こちらも組織人事のプロの方に「モチベーションはこれがいいですよね」と薦めて頂いた本。再読になるのですが「名著は何度も読む」ということで、今の自分の印象的に残った部分をまとめます。

今回一番大きいのは、
「満足感を得るためには目標設定だけでは十分ではない。正しい目標の設定が必要だ」
ということであり、
エドワード・デシ教授、リチャード・ライアン教授等の追跡研究から導かれた結論です。

教授陣はロチェスター大学の卒業予定者からサンプルとなる学生を選び、人生の目標についてたずね、卒業後1、2年後に学生たちの様子を調査しました。

結果として、目的志向型の目標(内発的目標)の設定をしいた人は、それを成し遂げつつあると感じている人は、大きな満足感と主観的幸福感を抱き、不安や落ち込みレベルはきわめて低かったそうです。

一方、利益志向型の目標(外発的目標)を抱いていた人は、目標を達成している人も学生時代よりも不安、落ち込み、その他のネガティブな指標が「強まった」そうです。

これらより「ある目標を達成しても幸福に影響を与えず、実際には不幸を助長する」と結論づけられました。

ライアン教授の言葉を引用します。
『豊かさを求めて外発的目標を高く掲げる人は、その豊かさを手に入れる可能性が高い。

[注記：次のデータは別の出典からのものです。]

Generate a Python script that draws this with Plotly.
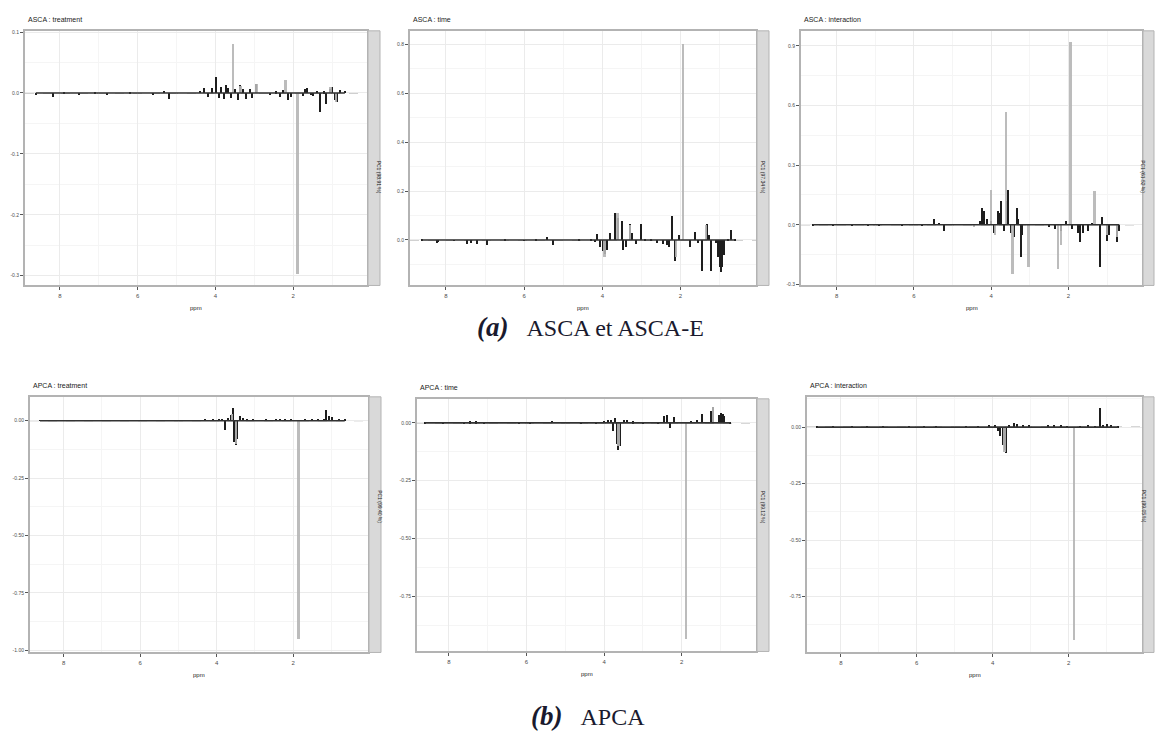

それでも、彼らはやはり幸せではない。』
『高い目標を書考えて達成する人が、不安や憂鬱に取りつかれる理由の一つとして、良好な人間関係の欠如が挙げられる。金儲けや自分のことに精一杯で、愛情や配慮、思いやり、共感など、本当に大切なことにかける余裕が人生にないのだ。』

目標設定は人の意欲を高める重要な手段です。ただ、意欲を高めるには、利益だけでなく、目的と利益を志向するハイブリッド目標が組織内ではベストではないかと考えます。ただ、目的と利益両方を志向した目標を設定しても、利益志向は強くなりがちです。よって日常的に目的に立ち返る仕組みを作ることが必要です。